In truth, this life is far more extraordinary than you think it is and you are not going to figure it out by sitting there thinking about it, or looking at it under a microscope. Folk have been doing that since the beginning of time.
And you do not learn by bending it to your will and insisting that you get your way. So let's stop putting terms on it. See what role just opening your heart to it and trusting it will play in freeing you from the bondage that you feel entangled with.
It is the Experience we Need, Not Just Understanding
We must have over 1,000 hours of discourses, plus a manual on the Mechanics of Meditation, Mental Training and the Progression of Insight in Three Volumes, but none of those discourses equate to seeing, coming to know, being touched in the same way that sitting with the teacher and coming to our own direct experience touches us. It is the experience we need, not just the understanding.
But it is all right to let go. When I look out there, when I tune into it, it feels almost as if the world is holding its breath, desperately hoping, waiting, for all of us to let go. It feels as though it is waiting for us to get over ourselves. To get over the idea that we are the creators. To get over our intoxication with the idea of ourselves as the creator, so we can start to recognise the creative process we are a part of.
Please, when you are meditating, meditate from your heart and not your head. And stop trying to figure it all out. If you really meditate from your heart and allow things to be what they are, one day you will see there is no need to figure it out.
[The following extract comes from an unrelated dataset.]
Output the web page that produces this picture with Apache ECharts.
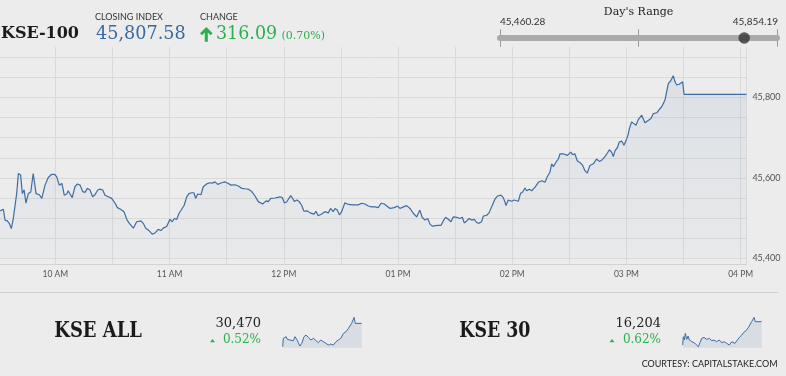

So at this point I am going to stop feeding you insight. You have got enough, I have explained enough, I am not going to explain the last little bits to try and convince you that it is worth doing. Your heart, something in your heart, already knows that it is worth doing. So maybe you should start listening to it.
Ask your heart if what you think your needs are really are your needs. See what you actually could give up, let go or share with others and still be fine, even better than you are now, far better.
Then you might start asking what you can do for others with all that extraordinary good fortune, and in doing so there might a chance that with this life you renew the merit that you came in here with. And that would be a very fine thing.
Over the years we have had upwards of three thousand people come on these retreats to learn meditation and insight. I see how much their lives have improved and how much healing has gone on but I am not so sure how much real letting go there has been. So what does it take? It takes more than your meditation and mindfulness practice. It takes a commitment to your virtue and it takes an act of faith.
When I ask you to tune in to the stillness of the room, do you not think perhaps that there might be something a little more in that stillness than you have yet imagined?
Jesus called it 'the peace that passes all understanding.' The Buddha was so moved by it that he devoted the remaining forty-five years of his life to teaching others the way to it. It most certainly was not just the stillness of the room, or the forest, or whatever that we touch when we let go.
Whatever you personally choose to call it, when you touch it for yourselves you will know you have touched it and you will not need me to convince you any more. That is when you will understand that in that equanimity, in that stillness, is the highest experience of love that you will ever, ever experience. That is when you will understand that this world and everything in it is not just appearing randomly out of emptiness, but that the basis for it all is love, and if it fails to express itself as that, it is only on account of what we have put in the way.